I’m writing a fantasy novel and using it as an opportunity to think about the genre in general. There seem to be three types, which surprises me as I thought such an open form would have far, far more. Maybe I’m missing something.
- An idealised mythical setting. Examples would include Lord of the Rings, Robert E. Howard’s Hyborian Age. (Although, how you can have an age ‘undreamed of’ when you are making it up?) These are, I suppose, the historical world as it should have been with dragons and magic and whatever.
- Something fantastic in our world. I’d count near history in today, so a werewolf in Tudor times. Dracula is our world into which is introduced a vampire.
- Another world. Narnia for example. It often has someone from our world going there. I wonder about John Carter of Mars as that might be defined as SF. The film certainly was, whereas in the books he just dozed off.

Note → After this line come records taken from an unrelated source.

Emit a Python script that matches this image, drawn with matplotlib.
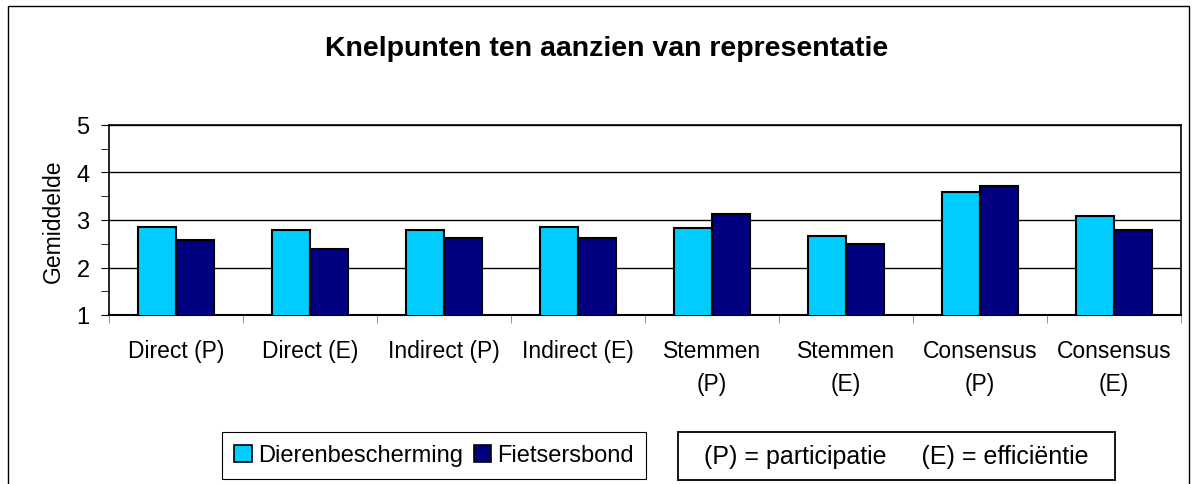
"""
Knelpunten ten aanzien van representatie - gegroepeerde staafdiagram
"""

import numpy as np
import matplotlib
matplotlib.use("Agg")
import matplotlib.pyplot as plt
from matplotlib.patches import Rectangle, Patch
from matplotlib.ticker import MultipleLocator, FixedLocator, NullFormatter

# ─── data ───────────────────────────────────────────────────────────────────
categories = ["Direct (P)", "Direct (E)", "Indirect (P)", "Indirect (E)",
              "Stemmen\n(P)", "Stemmen\n(E)", "Consensus\n(P)", "Consensus\n(E)"]
dierenbescherming = [2.86, 2.78, 2.78, 2.86, 2.83, 2.66, 3.59, 3.08]
fietsersbond      = [2.57, 2.40, 2.62, 2.62, 3.12, 2.49, 3.72, 2.79]
series_names = ["Dierenbescherming", "Fietsersbond"]
# ────────────────────────────────────────────────────────────────────────────

plt.rcParams["font.family"] = ["Liberation Sans", "DejaVu Sans"]

LIGHT = "#00CCFF"
DARK = "#000080"
W, H = 1192, 485


def px_box(x0, y0, x1, y1):
    """pixelbox (bovenaan = 0) -> figuurcoördinaten"""
    return (x0 / W, 1 - y1 / H, (x1 - x0) / W, (y1 - y0) / H)


fig = plt.figure(figsize=(W / 100, H / 100), dpi=100)
ax = fig.add_axes(px_box(109, 126, 1181, 316))

x = np.arange(len(categories))
w = 1 / 3.5  # Excel gap width 150%
ax.bar(x - w / 2, dierenbescherming, w, color=LIGHT,
       edgecolor="black", linewidth=1.5, zorder=3)
ax.bar(x + w / 2, fietsersbond, w, color=DARK,
       edgecolor="black", linewidth=1.5, zorder=3)

ax.set_ylim(1, 5)
ax.set_xlim(-0.5, len(categories) - 0.5)
ax.yaxis.set_major_locator(MultipleLocator(1))
ax.yaxis.set_minor_locator(MultipleLocator(0.5))
ax.grid(axis="y", which="major", color="black", linewidth=1, zorder=0)
ax.tick_params(axis="y", which="major", labelsize=17, length=6, pad=8)
ax.tick_params(axis="y", which="minor", length=6)

ax.set_xticks(x)
ax.set_xticklabels(categories, fontsize=16.5, linespacing=1.6)
ax.tick_params(axis="x", which="major", length=0, pad=17)
ax.xaxis.set_minor_locator(FixedLocator(np.arange(-0.5, len(categories), 1)))
ax.xaxis.set_minor_formatter(NullFormatter())
ax.tick_params(axis="x", which="minor", length=6, color="gray")

for s in ax.spines.values():
    s.set_color("black")
    s.set_linewidth(1.2)
ax.spines["bottom"].set_linewidth(1.5)

ax.set_ylabel("Gemiddelde", fontsize=16.5, labelpad=8)
fig.text(0.5088, 0.900, "Knelpunten ten aanzien van representatie",
         ha="center", va="center", fontsize=20.5, fontweight="bold")

# legenda in eigen kader
fig.patches.append(Rectangle(px_box(222, 433, 646, 480)[:2], 424 / W, 47 / H,
                             transform=fig.transFigure, fill=False,
                             edgecolor="black", linewidth=0.8))
handles = [Patch(facecolor=LIGHT, edgecolor="black", linewidth=1.2),
           Patch(facecolor=DARK, edgecolor="black", linewidth=1.2)]
fig.legend(handles, series_names, loc="center",
           bbox_to_anchor=(434 / W, 1 - 456.5 / H), ncol=2, fontsize=17,
           frameon=False, handlelength=0.75, handleheight=0.75,
           handletextpad=0.25, columnspacing=0.45, borderpad=0)

# verklaring (P)/(E)
fig.patches.append(Rectangle(px_box(678, 433, 1115, 481)[:2], 437 / W, 48 / H,
                             transform=fig.transFigure, fill=False,
                             edgecolor="black", linewidth=1.3))
fig.text(896.5 / W, 1 - 457 / H, "(P) = participatie     (E) = efficiëntie",
         ha="center", va="center", fontsize=18)

# rand om de hele grafiek
fig.patches.append(Rectangle((8 / W, -0.05), (1189 - 8) / W, 1.05 - 7 / H,
                             transform=fig.transFigure, fill=False,
                             edgecolor="black", linewidth=1))

fig.savefig("out.png", dpi=100)
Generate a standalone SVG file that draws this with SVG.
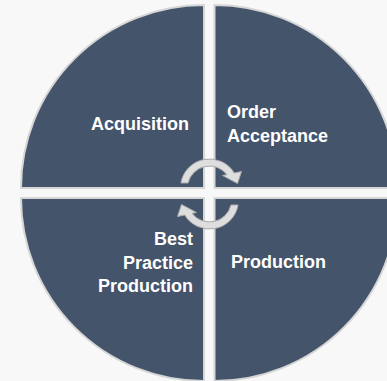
<svg xmlns="http://www.w3.org/2000/svg" width="387" height="381" viewBox="0 0 387 381">
<style>
.q{fill:#44546a;stroke:#d6d6d6;stroke-width:2}
.t{font-family:"Liberation Sans",Arial,sans-serif;font-weight:bold;font-size:18px;fill:#ffffff}
.e{text-anchor:end}
.arr{fill:#dedede;stroke:#a9a9a9;stroke-width:1;stroke-linejoin:round}
</style>
<rect width="387" height="381" fill="#f8f8f8"/>
<g id="acquisition">
<path class="q" d="M204,188 L21,188 A183,183 0 0 1 204,5 Z"/>
<text class="t e" x="189" y="130">Acquisition</text>
</g>
<g id="order-acceptance">
<path class="q" d="M214.5,188 L214.5,5 A183,183 0 0 1 397.5,188 Z"/>
<text class="t" x="227" y="118">Order</text>
<text class="t" x="227" y="142">Acceptance</text>
</g>
<g id="best-practice-production">
<path class="q" d="M204,198 L204,381 A183,183 0 0 1 21,198 Z"/>
<text class="t e" x="193" y="245">Best</text>
<text class="t e" x="193" y="268.5">Practice</text>
<text class="t e" x="193" y="292">Production</text>
</g>
<g id="production">
<path class="q" d="M214.5,198 L397.5,198 A183,183 0 0 1 214.5,381 Z"/>
<text class="t" x="231" y="268">Production</text>
</g>
<g id="connectors">
<path class="arr" d="M180.9,183 A29,29 0 0 1 234.3,173.0 L241.5,171.5 L237.5,183.5 L222.5,175.5 L226.9,174.6 A22,22 0 0 0 188.1,183 Z"/>
<path class="arr" transform="rotate(180 209.5 194)" d="M180.9,183 A29,29 0 0 1 234.3,173.0 L241.5,171.5 L237.5,183.5 L222.5,175.5 L226.9,174.6 A22,22 0 0 0 188.1,183 Z"/>
</g>
</svg>
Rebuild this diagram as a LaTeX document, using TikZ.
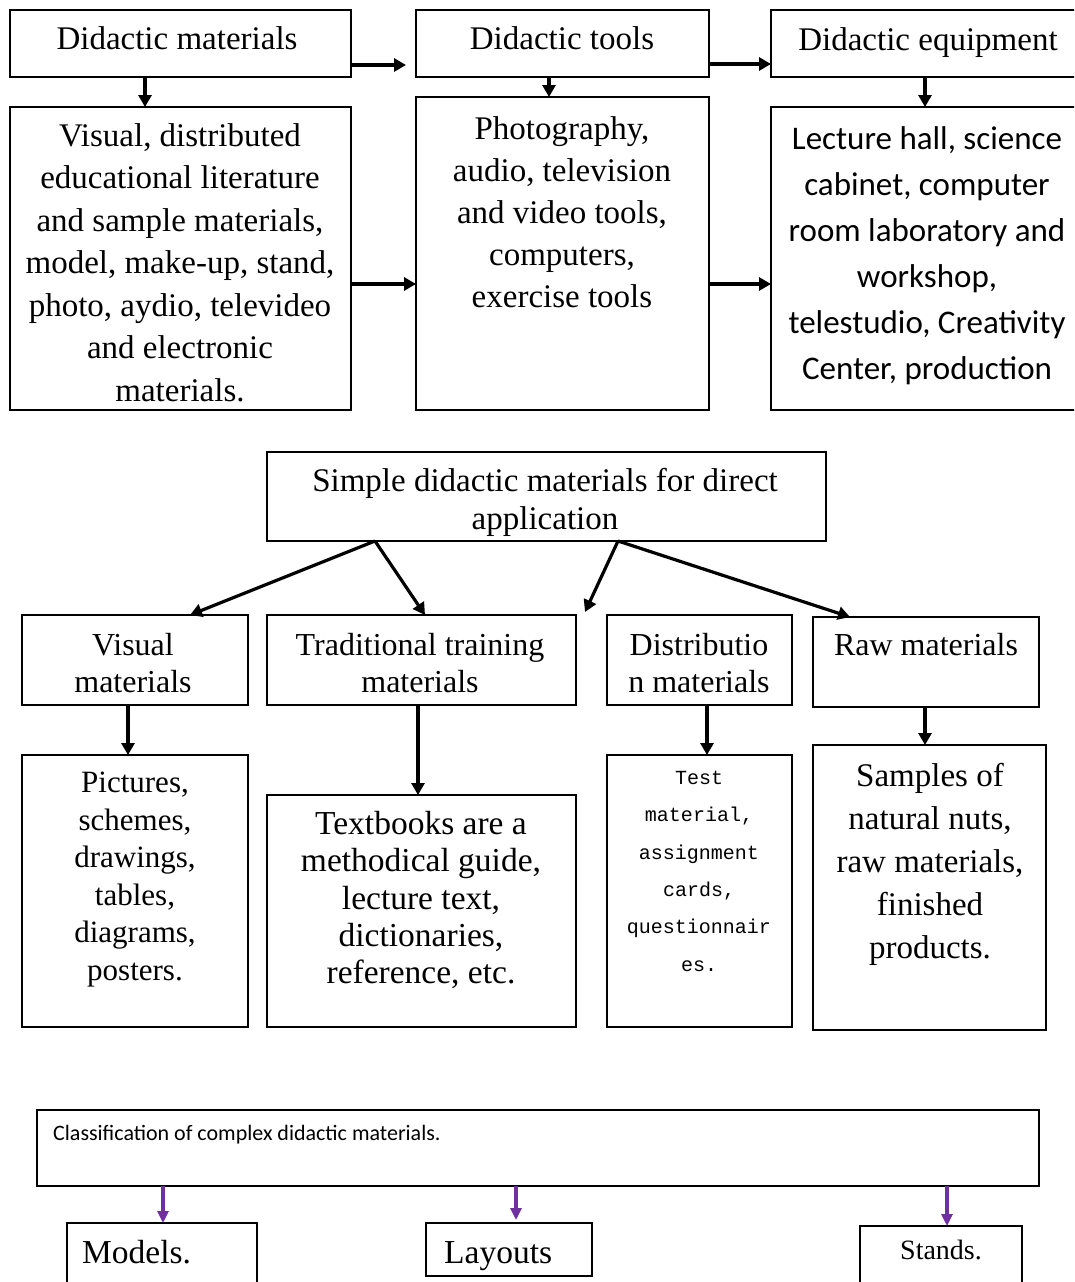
\documentclass[tikz,border=0pt]{standalone}
\usepackage{fontspec}
\setmainfont{Liberation Serif}
\newfontfamily\carlfont{Carlito}
\newfontfamily\cardsfont{Liberation Mono}
\usetikzlibrary{arrows.meta}
\definecolor{arrowpurple}{HTML}{7030A0}
\begin{document}
\begin{tikzpicture}[x=1pt,y=-1pt,
  box/.style={draw, line width=1.6pt, inner sep=0pt, outer sep=0pt, rectangle},
  txt/.style={anchor=north, align=center, inner sep=0pt, font=\fontsize{33}{42.5}\selectfont},
  lbl/.style={anchor=base, inner sep=0pt, font=\fontsize{33}{38}\selectfont},
  arr/.style={line width=3.2pt, -{Triangle[length=12pt,width=13pt]}},
  parr/.style={arrowpurple, line width=3.2pt, -{Triangle[length=12pt,width=11pt]}}]
\useasboundingbox (0,0) rectangle (1074,1282);
\clip (0,0) rectangle (1074,1282);
\fill[white] (0,0) rectangle (1074,1282);

% ---- top row
\node[box, minimum width=341pt, minimum height=67pt] (dm) at (180.5,43.5) {};
\node[box, minimum width=293pt, minimum height=67pt] (dt) at (562.5,43.5) {};
\node[box, minimum width=314pt, minimum height=67pt] (de) at (928,43.5) {};
\node[lbl] (dmt) at (177,49) {Didactic materials};
\node[lbl] (dtt) at (562,49) {Didactic tools};
\node[lbl] (det) at (928,50) {Didactic equipment};

\node[box, minimum width=341pt, minimum height=303pt] (a2) at (180.5,258.5) {};
\node[box, minimum width=293pt, minimum height=313pt] (b2) at (562.5,253.5) {};
\node[box, minimum width=314pt, minimum height=303pt] (c2) at (928,258.5) {};
\node[txt] (a2t) at (180,123) {Visual, distributed\\educational literature\\and sample materials,\\model, make-up, stand,\\photo, aydio, televideo\\and electronic\\materials.};
\node[txt, font=\fontsize{33}{42}\selectfont] (b2t) at (562,116) {Photography,\\audio, television\\and video tools,\\computers,\\exercise tools};
\node[txt, font=\carlfont\fontsize{33}{46}\selectfont] (c2t) at (927,126) {Lecture hall, science\\cabinet, computer\\room laboratory and\\workshop,\\telestudio, Creativity\\Center, production};

\draw[arr] (dm.east |- 0,65) -- (dt.west |- 0,65) [shorten >=10pt];
\draw[arr] (dt.east |- 0,64) -- (de.west |- 0,64);
\draw[arr] (dm.south -| 145,0) -- (a2.north -| 145,0);
\draw[arr] (dt.south -| 549,0) -- (b2.north -| 549,0);
\draw[arr] (de.south -| 925,0) -- (c2.north -| 925,0);
\draw[arr] (a2.east |- 0,284) -- (b2.west |- 0,284);
\draw[arr] (b2.east |- 0,284) -- (c2.west |- 0,284);

% ---- simple materials
\node[box, minimum width=559pt, minimum height=89pt] (sm) at (546.5,496.5) {};
\node[txt, font=\fontsize{33}{38}\selectfont] (smt) at (545,468) {Simple didactic materials for direct\\application};

\node[box, minimum width=226pt, minimum height=90pt] (vis) at (135,660) {};
\node[box, minimum width=309pt, minimum height=90pt] (trad) at (421.5,660) {};
\node[box, minimum width=185pt, minimum height=90pt] (dist) at (699.5,660) {};
\node[box, minimum width=226pt, minimum height=90pt] (raw) at (926,662) {};
\node[txt, font=\fontsize{32}{37}\selectfont] (vist) at (133,633) {Visual\\materials};
\node[txt, font=\fontsize{32}{37}\selectfont] (tradt) at (420,633) {Traditional training\\materials};
\node[txt, font=\fontsize{32}{37}\selectfont] (distt) at (699,633) {Distributio\\n materials};
\node[txt, font=\fontsize{32}{37}\selectfont] (rawt) at (926,633) {Raw materials};

\coordinate (gap) at (585,612);
\draw[arr] (sm.south -| 375,0) -- (vis.north -| 190,0);
\draw[arr] (sm.south -| 375,0) -- (trad.north -| 425,0);
\draw[arr] (sm.south -| 618,0) -- (gap);
\draw[arr] (sm.south -| 618,0) -- (raw.north -| 850,0);

\node[box, minimum width=226pt, minimum height=272pt] (pic) at (135,891) {};
\node[box, minimum width=309pt, minimum height=232pt] (tb) at (421.5,911) {};
\node[box, minimum width=185pt, minimum height=272pt] (test) at (699.5,891) {};
\node[box, minimum width=233pt, minimum height=285pt] (samp) at (929.5,887.5) {};
\node[txt, font=\fontsize{31}{37.5}\selectfont] (pict) at (135,772) {Pictures,\\schemes,\\drawings,\\tables,\\diagrams,\\posters.};
\node[txt, font=\fontsize{33.5}{37.3}\selectfont] (tbt) at (421,811) {Textbooks are a\\methodical guide,\\lecture text,\\dictionaries,\\reference, etc.};
\node[txt, font=\cardsfont\fontsize{20}{37.3}\selectfont] (testt) at (699,771) {Test\\material,\\assignment\\cards,\\questionnair\\es.};
\node[txt, font=\fontsize{33}{43}\selectfont] (sampt) at (930,763) {Samples of\\natural nuts,\\raw materials,\\finished\\products.};

\draw[arr] (vis.south -| 128,0) -- (pic.north -| 128,0);
\draw[arr] (trad.south -| 418,0) -- (tb.north -| 418,0);
\draw[arr] (dist.south -| 707,0) -- (test.north -| 707,0);
\draw[arr] (raw.south -| 925,0) -- (samp.north -| 925,0);

% ---- complex materials
\node[box, minimum width=1002pt, minimum height=76pt] (cls) at (538,1148) {};
\node[anchor=west, inner sep=0pt, font=\carlfont\fontsize{22}{26}\selectfont] (clst) at (53,1135) {Classification of complex didactic materials.};

\node[box, minimum width=190pt, minimum height=67pt] (mod) at (162,1256.5) {};
\node[box, minimum width=166pt, minimum height=53pt] (lay) at (509,1249.5) {};
\node[box, minimum width=162pt, minimum height=64pt] (sta) at (941,1258) {};
\node[lbl, anchor=base west, font=\fontsize{33.5}{38}\selectfont] (modt) at (82,1263) {Models.};
\node[lbl, anchor=base west, font=\fontsize{33.5}{38}\selectfont] (layt) at (444,1263) {Layouts};
\node[lbl, anchor=base west, font=\fontsize{28}{32}\selectfont] (stat) at (900,1259) {Stands.};

\draw[parr] (cls.south -| 163,0) -- (mod.north -| 163,0);
\draw[parr] (cls.south -| 516,0) -- (lay.north -| 516,0) [shorten >=3pt];
\draw[parr] (cls.south -| 947,0) -- (sta.north -| 947,0);
\end{tikzpicture}
\end{document}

Which leads to the question of how many moons? One option would be not to mention one at all and then the reader can populate the night sky with whatever they want. Most have one moon. Middle Earth has a sun and a moon, but then it is our world without the top and bottom.
Gaie Sebold’s Babylon Steel has two moons, the story pivoting around an alignment known as ‘Twomoon’. The novel has Tarot cards, including ‘The Moon’, which I thought was a misstep, but there are portals there to other worlds with any variety of moon numbers. It’s strictly fantasy, whereas the two moons of Barsoom (Mars) in Edgar Rice Burroughs’ work is a step towards reality. He knew at the time what he thought Phobos and Deimos, neither having leather goddesses I suspect. I think if you start adding planetary objects, you end up discussing orbits, and then you are moving towards science fiction. A perfectly good fantasy world can weaken and crumble before the might of logic; once you’ve added enough midichlorians, then any forceful magic slips away through your fingers.
I suppose this is the flipside of my usual obsession with scientific rigour in your science and pseudo-science.
I’ve ended up adding a moon (the moon?) because my characters wouldn’t be able to see a damn thing during a night scene.